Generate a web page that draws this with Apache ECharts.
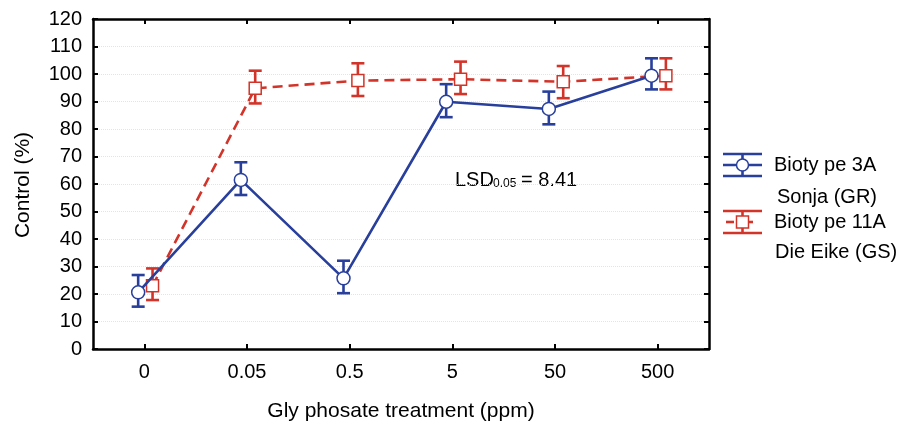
<!DOCTYPE html>
<html>
<head>
<meta charset="utf-8">
<script src="https://cdn.jsdelivr.net/npm/echarts@6/dist/echarts.min.js"></script>
<style>
html,body{margin:0;padding:0;background:#fff;}
#chart{width:911px;height:431px;}
</style>
</head>
<body>
<div id="chart"></div>
<script>
// ---- data ----
const categories = ['0', '0.05', '0.5', '5', '50', '500'];
const blueMean = [20.6, 61.5, 25.7, 89.9, 87.3, 99.4];
const blueLow  = [15.4, 56.0, 20.3, 84.3, 81.7, 94.4];
const blueHigh = [26.9, 67.9, 32.1, 96.3, 93.6, 105.7];
const redMean  = [23.0, 94.8, 97.6, 98.1, 97.2, 99.4];
const redLow   = [17.8, 89.3, 92.0, 92.7, 91.2, 94.4];
const redHigh  = [29.3, 101.2, 103.9, 104.5, 102.9, 105.7];
const yTicks = [0, 120, 10];

// ---- style ----
const BLUE = '#283f9c';
const RED = '#d2342a';
const FONT = 'Liberation Sans, Arial, sans-serif';
const BLUE_OFF = -0.06, RED_OFF = 0.08; // horizontal dodge (category units)

const chart = echarts.init(document.getElementById('chart'), null, {renderer: 'canvas'});

function pts(mean, off) { return mean.map((v, i) => [i + off, v]); }
function errData(low, high, off) { return low.map((l, i) => [i + off, l, high[i]]); }

function errRender(color) {
  return function (params, api) {
    const x = api.value(0);
    const lo = api.coord([x, api.value(1)]);
    const hi = api.coord([x, api.value(2)]);
    const hw = 6.5;
    const st = {stroke: color, lineWidth: 2.6, fill: null};
    return {
      type: 'group',
      children: [
        {type: 'line', shape: {x1: lo[0], y1: lo[1], x2: hi[0], y2: hi[1]}, style: st},
        {type: 'line', shape: {x1: lo[0] - hw, y1: lo[1], x2: lo[0] + hw, y2: lo[1]}, style: st},
        {type: 'line', shape: {x1: hi[0] - hw, y1: hi[1], x2: hi[0] + hw, y2: hi[1]}, style: st}
      ]
    };
  };
}

const axisLine = {show: true, onZero: false, lineStyle: {color: '#000', width: 2.5}};
const tickIn = {show: true, inside: true, length: 5, lineStyle: {color: '#000', width: 2}};

function legendIcon(x, y, color, kind) {
  const st = {stroke: color, lineWidth: 2.6, fill: null};
  const w = 39, cx = x + w / 2;
  const ch = [
    {type: 'line', shape: {x1: x, y1: y - 11, x2: x + w, y2: y - 11}, style: st},
    {type: 'line', shape: {x1: x, y1: y + 11, x2: x + w, y2: y + 11}, style: st},
    {type: 'line', shape: {x1: cx, y1: y - 11, x2: cx, y2: y + 11}, style: st}
  ];
  if (kind === 'circle') {
    ch.push({type: 'line', shape: {x1: x, y1: y, x2: x + w, y2: y}, style: st});
    ch.push({type: 'circle', shape: {cx: cx, cy: y, r: 6}, style: {stroke: color, lineWidth: 1.5, fill: '#fff'}});
  } else {
    ch.push({type: 'line', shape: {x1: x + 3, y1: y, x2: x + 11, y2: y}, style: st});
    ch.push({type: 'line', shape: {x1: x + 26, y1: y, x2: x + 30, y2: y}, style: st});
    ch.push({type: 'rect', shape: {x: cx - 6, y: y - 6, width: 12, height: 12}, style: {stroke: color, lineWidth: 1.5, fill: '#fff'}});
  }
  return {type: 'group', children: ch};
}

const txt = (x, y, s, size) => ({
  type: 'text', x: x, y: y,
  style: {text: s, font: 'normal ' + size + 'px ' + FONT, fill: '#000', align: 'left', verticalAlign: 'middle'}
});

const option = {
  backgroundColor: '#fff',
  animation: false,
  grid: {left: 93, right: 202, top: 19, bottom: 82},
  xAxis: [
    {type: 'category', data: categories, position: 'bottom', boundaryGap: true,
     axisLine: axisLine, axisTick: Object.assign({alignWithLabel: true}, tickIn),
     axisLabel: {color: '#000', fontSize: 20, fontFamily: FONT, margin: 13},
     splitLine: {show: false}},
    {type: 'value', min: -0.5, max: 5.5, show: false},
    {type: 'category', data: categories, position: 'top', boundaryGap: true,
     axisLine: axisLine, axisTick: Object.assign({alignWithLabel: true}, tickIn),
     axisLabel: {show: false}, splitLine: {show: false}}
  ],
  yAxis: [
    {type: 'value', min: yTicks[0], max: yTicks[1], interval: yTicks[2], position: 'left',
     axisLine: axisLine, axisTick: tickIn,
     axisLabel: {color: '#000', fontSize: 20, fontFamily: FONT, margin: 11},
     splitLine: {show: true, lineStyle: {color: '#e4e4e4', type: 'dotted', width: 1}}},
    {type: 'value', min: yTicks[0], max: yTicks[1], interval: yTicks[2], position: 'right',
     axisLine: axisLine, axisTick: tickIn, axisLabel: {show: false}, splitLine: {show: false}}
  ],
  series: [
    {type: 'custom', name: 'errRed', xAxisIndex: 1, yAxisIndex: 0, z: 2,
     renderItem: errRender(RED), data: errData(redLow, redHigh, RED_OFF)},
    {type: 'custom', name: 'errBlue', xAxisIndex: 1, yAxisIndex: 0, z: 2,
     renderItem: errRender(BLUE), data: errData(blueLow, blueHigh, BLUE_OFF)},
    {type: 'line', name: 'Biotype 11A', xAxisIndex: 1, yAxisIndex: 0, z: 3,
     data: pts(redMean, RED_OFF), symbol: 'rect', symbolSize: 12,
     lineStyle: {color: RED, width: 2.6, type: [10, 6]},
     itemStyle: {color: '#fff', borderColor: RED, borderWidth: 1.5}},
    {type: 'line', name: 'Biotype 3A', xAxisIndex: 1, yAxisIndex: 0, z: 4,
     data: pts(blueMean, BLUE_OFF), symbol: 'circle', symbolSize: 13,
     lineStyle: {color: BLUE, width: 2.6},
     itemStyle: {color: '#fff', borderColor: BLUE, borderWidth: 1.5}}
  ],
  graphic: [
    {type: 'text', x: 23, y: 185, rotation: Math.PI / 2,
     style: {text: 'Control (%)', font: 'normal 21px ' + FONT, fill: '#000', align: 'center', verticalAlign: 'middle'}},
    {type: 'text', x: 401, y: 411,
     style: {text: 'Gly phosate treatment (ppm)', font: 'normal 21px ' + FONT, fill: '#000', align: 'center', verticalAlign: 'middle'}},
    txt(455, 180, 'LSD', 20),
    txt(493, 184, '0.05', 12),
    txt(521, 180, '= 8.41', 20),
    legendIcon(723, 165, BLUE, 'circle'),
    legendIcon(723, 222, RED, 'rect'),
    txt(774, 165, 'Bioty pe 3A', 20),
    txt(777, 197, 'Sonja (GR)', 20),
    txt(774, 222, 'Bioty pe 11A', 20),
    txt(775, 252, 'Die Eike (GS)', 20)
  ]
};
chart.setOption(option);
</script>
</body>
</html>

→ Your goal:
Using the data above, write out every line exactly, leaving the images behind.

→ Exercise response:
Generate a web page that draws this with Apache ECharts.
<!DOCTYPE html>
<html>
<head>
<meta charset="utf-8">
<script src="https://cdn.jsdelivr.net/npm/echarts@6/dist/echarts.min.js"></script>
<style>
html,body{margin:0;padding:0;background:#fff;}
#chart{width:911px;height:431px;}
</style>
</head>
<body>
<div id="chart"></div>
<script>
// ---- data ----
const categories = ['0', '0.05', '0.5', '5', '50', '500'];
const blueMean = [20.6, 61.5, 25.7, 89.9, 87.3, 99.4];
const blueLow  = [15.4, 56.0, 20.3, 84.3, 81.7, 94.4];
const blueHigh = [26.9, 67.9, 32.1, 96.3, 93.6, 105.7];
const redMean  = [23.0, 94.8, 97.6, 98.1, 97.2, 99.4];
const redLow   = [17.8, 89.3, 92.0, 92.7, 91.2, 94.4];
const redHigh  = [29.3, 101.2, 103.9, 104.5, 102.9, 105.7];
const yTicks = [0, 120, 10];

// ---- style ----
const BLUE = '#283f9c';
const RED = '#d2342a';
const FONT = 'Liberation Sans, Arial, sans-serif';
const BLUE_OFF = -0.06, RED_OFF = 0.08; // horizontal dodge (category units)

const chart = echarts.init(document.getElementById('chart'), null, {renderer: 'canvas'});

function pts(mean, off) { return mean.map((v, i) => [i + off, v]); }
function errData(low, high, off) { return low.map((l, i) => [i + off, l, high[i]]); }

function errRender(color) {
  return function (params, api) {
    const x = api.value(0);
    const lo = api.coord([x, api.value(1)]);
    const hi = api.coord([x, api.value(2)]);
    const hw = 6.5;
    const st = {stroke: color, lineWidth: 2.6, fill: null};
    return {
      type: 'group',
      children: [
        {type: 'line', shape: {x1: lo[0], y1: lo[1], x2: hi[0], y2: hi[1]}, style: st},
        {type: 'line', shape: {x1: lo[0] - hw, y1: lo[1], x2: lo[0] + hw, y2: lo[1]}, style: st},
        {type: 'line', shape: {x1: hi[0] - hw, y1: hi[1], x2: hi[0] + hw, y2: hi[1]}, style: st}
      ]
    };
  };
}

const axisLine = {show: true, onZero: false, lineStyle: {color: '#000', width: 2.5}};
const tickIn = {show: true, inside: true, length: 5, lineStyle: {color: '#000', width: 2}};

function legendIcon(x, y, color, kind) {
  const st = {stroke: color, lineWidth: 2.6, fill: null};
  const w = 39, cx = x + w / 2;
  const ch = [
    {type: 'line', shape: {x1: x, y1: y - 11, x2: x + w, y2: y - 11}, style: st},
    {type: 'line', shape: {x1: x, y1: y + 11, x2: x + w, y2: y + 11}, style: st},
    {type: 'line', shape: {x1: cx, y1: y - 11, x2: cx, y2: y + 11}, style: st}
  ];
  if (kind === 'circle') {
    ch.push({type: 'line', shape: {x1: x, y1: y, x2: x + w, y2: y}, style: st});
    ch.push({type: 'circle', shape: {cx: cx, cy: y, r: 6}, style: {stroke: color, lineWidth: 1.5, fill: '#fff'}});
  } else {
    ch.push({type: 'line', shape: {x1: x + 3, y1: y, x2: x + 11, y2: y}, style: st});
    ch.push({type: 'line', shape: {x1: x + 26, y1: y, x2: x + 30, y2: y}, style: st});
    ch.push({type: 'rect', shape: {x: cx - 6, y: y - 6, width: 12, height: 12}, style: {stroke: color, lineWidth: 1.5, fill: '#fff'}});
  }
  return {type: 'group', children: ch};
}

const txt = (x, y, s, size) => ({
  type: 'text', x: x, y: y,
  style: {text: s, font: 'normal ' + size + 'px ' + FONT, fill: '#000', align: 'left', verticalAlign: 'middle'}
});

const option = {
  backgroundColor: '#fff',
  animation: false,
  grid: {left: 93, right: 202, top: 19, bottom: 82},
  xAxis: [
    {type: 'category', data: categories, position: 'bottom', boundaryGap: true,
     axisLine: axisLine, axisTick: Object.assign({alignWithLabel: true}, tickIn),
     axisLabel: {color: '#000', fontSize: 20, fontFamily: FONT, margin: 13},
     splitLine: {show: false}},
    {type: 'value', min: -0.5, max: 5.5, show: false},
    {type: 'category', data: categories, position: 'top', boundaryGap: true,
     axisLine: axisLine, axisTick: Object.assign({alignWithLabel: true}, tickIn),
     axisLabel: {show: false}, splitLine: {show: false}}
  ],
  yAxis: [
    {type: 'value', min: yTicks[0], max: yTicks[1], interval: yTicks[2], position: 'left',
     axisLine: axisLine, axisTick: tickIn,
     axisLabel: {color: '#000', fontSize: 20, fontFamily: FONT, margin: 11},
     splitLine: {show: true, lineStyle: {color: '#e4e4e4', type: 'dotted', width: 1}}},
    {type: 'value', min: yTicks[0], max: yTicks[1], interval: yTicks[2], position: 'right',
     axisLine: axisLine, axisTick: tickIn, axisLabel: {show: false}, splitLine: {show: false}}
  ],
  series: [
    {type: 'custom', name: 'errRed', xAxisIndex: 1, yAxisIndex: 0, z: 2,
     renderItem: errRender(RED), data: errData(redLow, redHigh, RED_OFF)},
    {type: 'custom', name: 'errBlue', xAxisIndex: 1, yAxisIndex: 0, z: 2,
     renderItem: errRender(BLUE), data: errData(blueLow, blueHigh, BLUE_OFF)},
    {type: 'line', name: 'Biotype 11A', xAxisIndex: 1, yAxisIndex: 0, z: 3,
     data: pts(redMean, RED_OFF), symbol: 'rect', symbolSize: 12,
     lineStyle: {color: RED, width: 2.6, type: [10, 6]},
     itemStyle: {color: '#fff', borderColor: RED, borderWidth: 1.5}},
    {type: 'line', name: 'Biotype 3A', xAxisIndex: 1, yAxisIndex: 0, z: 4,
     data: pts(blueMean, BLUE_OFF), symbol: 'circle', symbolSize: 13,
     lineStyle: {color: BLUE, width: 2.6},
     itemStyle: {color: '#fff', borderColor: BLUE, borderWidth: 1.5}}
  ],
  graphic: [
    {type: 'text', x: 23, y: 185, rotation: Math.PI / 2,
     style: {text: 'Control (%)', font: 'normal 21px ' + FONT, fill: '#000', align: 'center', verticalAlign: 'middle'}},
    {type: 'text', x: 401, y: 411,
     style: {text: 'Gly phosate treatment (ppm)', font: 'normal 21px ' + FONT, fill: '#000', align: 'center', verticalAlign: 'middle'}},
    txt(455, 180, 'LSD', 20),
    txt(493, 184, '0.05', 12),
    txt(521, 180, '= 8.41', 20),
    legendIcon(723, 165, BLUE, 'circle'),
    legendIcon(723, 222, RED, 'rect'),
    txt(774, 165, 'Bioty pe 3A', 20),
    txt(777, 197, 'Sonja (GR)', 20),
    txt(774, 222, 'Bioty pe 11A', 20),
    txt(775, 252, 'Die Eike (GS)', 20)
  ]
};
chart.setOption(option);
</script>
</body>
</html>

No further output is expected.